Written request:
Extract, in full, the lines below, beginning at the first and ending with the line that contains "from matplotlib.transforms import". Pictures do not belong in the copy.

--

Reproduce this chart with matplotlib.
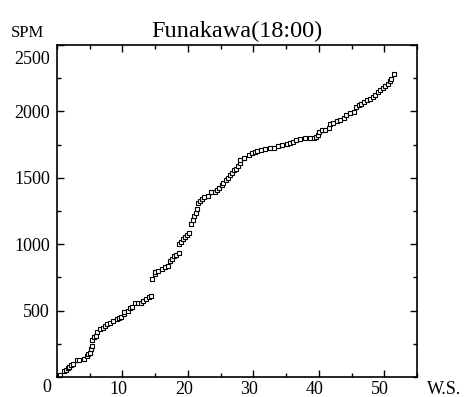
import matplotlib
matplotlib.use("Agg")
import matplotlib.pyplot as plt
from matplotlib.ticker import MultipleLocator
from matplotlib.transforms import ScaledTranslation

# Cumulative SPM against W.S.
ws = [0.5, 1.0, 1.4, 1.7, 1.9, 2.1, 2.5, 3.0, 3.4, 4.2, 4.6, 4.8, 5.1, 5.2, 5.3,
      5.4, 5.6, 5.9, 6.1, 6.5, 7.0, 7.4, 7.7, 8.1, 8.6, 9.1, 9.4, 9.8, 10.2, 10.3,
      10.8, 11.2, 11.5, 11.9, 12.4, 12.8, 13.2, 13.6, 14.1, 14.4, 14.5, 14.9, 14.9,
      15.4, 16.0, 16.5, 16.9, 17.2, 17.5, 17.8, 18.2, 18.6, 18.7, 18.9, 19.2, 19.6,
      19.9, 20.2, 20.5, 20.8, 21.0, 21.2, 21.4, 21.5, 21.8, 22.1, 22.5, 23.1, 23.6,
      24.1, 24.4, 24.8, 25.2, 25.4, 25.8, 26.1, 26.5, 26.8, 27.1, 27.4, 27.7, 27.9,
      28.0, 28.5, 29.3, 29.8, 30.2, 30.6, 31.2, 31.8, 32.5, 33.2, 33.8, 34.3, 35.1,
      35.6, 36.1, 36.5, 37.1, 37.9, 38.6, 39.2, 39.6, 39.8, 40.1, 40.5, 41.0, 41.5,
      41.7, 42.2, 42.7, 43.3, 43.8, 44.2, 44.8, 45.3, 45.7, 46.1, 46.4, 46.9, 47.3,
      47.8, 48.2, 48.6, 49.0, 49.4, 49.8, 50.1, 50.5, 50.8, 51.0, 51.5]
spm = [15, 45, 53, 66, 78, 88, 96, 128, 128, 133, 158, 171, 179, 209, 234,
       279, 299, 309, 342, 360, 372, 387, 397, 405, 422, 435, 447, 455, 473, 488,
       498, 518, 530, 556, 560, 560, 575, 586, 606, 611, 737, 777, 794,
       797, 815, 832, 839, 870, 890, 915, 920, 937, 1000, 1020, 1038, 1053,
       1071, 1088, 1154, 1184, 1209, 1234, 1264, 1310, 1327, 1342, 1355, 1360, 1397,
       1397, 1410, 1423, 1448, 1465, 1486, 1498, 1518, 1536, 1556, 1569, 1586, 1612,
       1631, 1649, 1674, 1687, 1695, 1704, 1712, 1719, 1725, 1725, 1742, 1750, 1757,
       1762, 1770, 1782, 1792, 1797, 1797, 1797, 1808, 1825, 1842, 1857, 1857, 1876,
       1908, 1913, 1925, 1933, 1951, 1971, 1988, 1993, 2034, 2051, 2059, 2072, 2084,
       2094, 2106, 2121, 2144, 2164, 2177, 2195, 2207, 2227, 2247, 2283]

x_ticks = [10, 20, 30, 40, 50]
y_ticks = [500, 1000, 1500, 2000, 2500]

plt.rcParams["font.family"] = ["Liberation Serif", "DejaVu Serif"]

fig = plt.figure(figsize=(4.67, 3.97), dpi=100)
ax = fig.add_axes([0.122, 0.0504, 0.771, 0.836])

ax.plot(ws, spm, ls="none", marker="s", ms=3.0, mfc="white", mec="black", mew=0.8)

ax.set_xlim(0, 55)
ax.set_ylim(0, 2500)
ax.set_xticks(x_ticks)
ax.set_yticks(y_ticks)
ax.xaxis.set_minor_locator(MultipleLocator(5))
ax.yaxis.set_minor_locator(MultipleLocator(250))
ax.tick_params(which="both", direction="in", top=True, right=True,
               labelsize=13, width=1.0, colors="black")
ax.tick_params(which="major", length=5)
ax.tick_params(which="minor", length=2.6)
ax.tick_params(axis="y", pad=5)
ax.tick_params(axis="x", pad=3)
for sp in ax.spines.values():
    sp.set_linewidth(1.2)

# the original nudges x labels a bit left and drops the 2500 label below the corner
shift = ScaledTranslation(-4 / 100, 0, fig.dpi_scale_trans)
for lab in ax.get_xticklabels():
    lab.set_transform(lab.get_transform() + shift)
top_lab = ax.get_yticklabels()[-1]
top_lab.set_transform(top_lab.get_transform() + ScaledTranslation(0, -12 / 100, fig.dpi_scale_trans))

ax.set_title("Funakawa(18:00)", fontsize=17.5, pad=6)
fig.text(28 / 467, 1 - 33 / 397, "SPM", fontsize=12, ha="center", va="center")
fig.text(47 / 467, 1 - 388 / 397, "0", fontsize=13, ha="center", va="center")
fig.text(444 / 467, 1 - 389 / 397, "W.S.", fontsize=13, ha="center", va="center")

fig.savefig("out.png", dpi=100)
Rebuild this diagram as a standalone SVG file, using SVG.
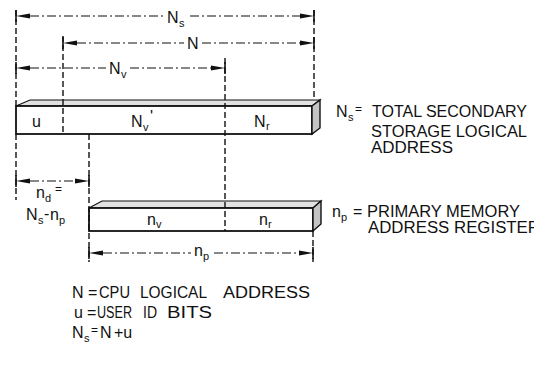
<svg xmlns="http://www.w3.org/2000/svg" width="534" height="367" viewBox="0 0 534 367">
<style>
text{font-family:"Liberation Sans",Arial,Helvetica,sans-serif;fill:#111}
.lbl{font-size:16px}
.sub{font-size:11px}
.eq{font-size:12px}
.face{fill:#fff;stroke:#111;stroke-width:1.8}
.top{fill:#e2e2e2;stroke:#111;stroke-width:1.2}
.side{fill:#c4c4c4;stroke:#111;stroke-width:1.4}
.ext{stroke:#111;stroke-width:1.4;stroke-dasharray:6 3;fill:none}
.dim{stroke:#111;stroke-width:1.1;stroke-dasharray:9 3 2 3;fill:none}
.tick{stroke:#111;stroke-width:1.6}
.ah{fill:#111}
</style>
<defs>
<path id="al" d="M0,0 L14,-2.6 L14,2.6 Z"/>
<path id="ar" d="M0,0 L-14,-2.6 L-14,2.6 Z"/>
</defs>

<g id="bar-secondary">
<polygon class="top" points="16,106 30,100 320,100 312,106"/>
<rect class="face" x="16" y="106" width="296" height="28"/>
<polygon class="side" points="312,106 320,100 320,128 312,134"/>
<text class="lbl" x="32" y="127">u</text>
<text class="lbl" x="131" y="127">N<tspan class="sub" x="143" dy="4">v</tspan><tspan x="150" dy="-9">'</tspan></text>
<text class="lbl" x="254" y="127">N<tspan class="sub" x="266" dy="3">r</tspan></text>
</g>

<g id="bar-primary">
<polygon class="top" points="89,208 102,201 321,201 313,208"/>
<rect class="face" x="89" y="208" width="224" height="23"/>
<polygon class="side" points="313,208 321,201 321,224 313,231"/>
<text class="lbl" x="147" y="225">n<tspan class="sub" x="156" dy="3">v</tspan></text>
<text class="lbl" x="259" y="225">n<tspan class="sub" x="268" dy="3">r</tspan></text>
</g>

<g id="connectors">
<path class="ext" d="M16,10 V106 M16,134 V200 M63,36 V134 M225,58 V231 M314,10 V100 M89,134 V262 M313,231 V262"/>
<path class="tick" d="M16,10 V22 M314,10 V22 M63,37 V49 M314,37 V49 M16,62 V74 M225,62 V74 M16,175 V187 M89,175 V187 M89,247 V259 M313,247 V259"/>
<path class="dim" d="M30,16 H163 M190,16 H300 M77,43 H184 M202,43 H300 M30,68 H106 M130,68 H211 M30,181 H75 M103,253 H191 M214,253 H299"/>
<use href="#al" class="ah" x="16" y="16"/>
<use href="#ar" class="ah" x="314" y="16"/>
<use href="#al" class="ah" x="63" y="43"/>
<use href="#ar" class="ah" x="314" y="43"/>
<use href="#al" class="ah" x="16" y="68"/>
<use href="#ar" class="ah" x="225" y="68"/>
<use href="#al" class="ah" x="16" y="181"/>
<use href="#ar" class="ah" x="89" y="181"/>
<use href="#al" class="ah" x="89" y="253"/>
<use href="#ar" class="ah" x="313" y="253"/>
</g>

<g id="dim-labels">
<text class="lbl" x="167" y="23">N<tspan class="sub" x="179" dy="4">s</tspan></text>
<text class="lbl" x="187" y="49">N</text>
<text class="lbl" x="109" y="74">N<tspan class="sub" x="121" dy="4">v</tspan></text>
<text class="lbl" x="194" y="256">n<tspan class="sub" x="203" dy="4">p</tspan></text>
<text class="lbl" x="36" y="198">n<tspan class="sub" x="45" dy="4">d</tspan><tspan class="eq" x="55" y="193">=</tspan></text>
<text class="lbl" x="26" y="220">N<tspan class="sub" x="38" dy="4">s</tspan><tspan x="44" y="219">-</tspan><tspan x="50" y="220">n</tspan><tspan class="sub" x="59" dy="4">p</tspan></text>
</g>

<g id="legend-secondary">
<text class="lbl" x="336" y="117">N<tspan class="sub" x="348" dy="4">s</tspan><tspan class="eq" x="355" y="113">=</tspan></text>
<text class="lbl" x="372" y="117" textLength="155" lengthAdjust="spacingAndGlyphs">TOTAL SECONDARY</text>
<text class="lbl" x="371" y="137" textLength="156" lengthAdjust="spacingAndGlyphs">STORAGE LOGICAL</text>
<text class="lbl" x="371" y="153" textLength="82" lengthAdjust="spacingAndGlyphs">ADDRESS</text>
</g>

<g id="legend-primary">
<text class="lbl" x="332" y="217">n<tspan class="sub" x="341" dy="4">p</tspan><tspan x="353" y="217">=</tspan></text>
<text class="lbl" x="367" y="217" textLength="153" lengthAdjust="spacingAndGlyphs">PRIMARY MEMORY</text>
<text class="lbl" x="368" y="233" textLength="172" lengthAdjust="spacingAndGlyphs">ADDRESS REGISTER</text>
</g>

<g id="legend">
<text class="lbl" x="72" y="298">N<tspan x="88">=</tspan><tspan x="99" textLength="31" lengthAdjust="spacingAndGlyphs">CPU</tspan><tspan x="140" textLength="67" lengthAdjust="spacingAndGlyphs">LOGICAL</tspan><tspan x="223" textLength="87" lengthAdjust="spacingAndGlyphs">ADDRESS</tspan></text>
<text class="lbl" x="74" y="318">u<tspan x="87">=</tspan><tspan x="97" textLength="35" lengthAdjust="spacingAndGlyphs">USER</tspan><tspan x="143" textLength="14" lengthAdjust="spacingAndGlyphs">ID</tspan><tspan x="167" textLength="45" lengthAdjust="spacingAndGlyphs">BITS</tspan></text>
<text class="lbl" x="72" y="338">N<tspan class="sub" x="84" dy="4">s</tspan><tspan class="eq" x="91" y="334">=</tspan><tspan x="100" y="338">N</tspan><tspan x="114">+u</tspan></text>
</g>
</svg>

--

Solution:
Reproduce this chart with matplotlib.
import matplotlib
matplotlib.use("Agg")
import matplotlib.pyplot as plt
from matplotlib.ticker import MultipleLocator
from matplotlib.transforms import ScaledTranslation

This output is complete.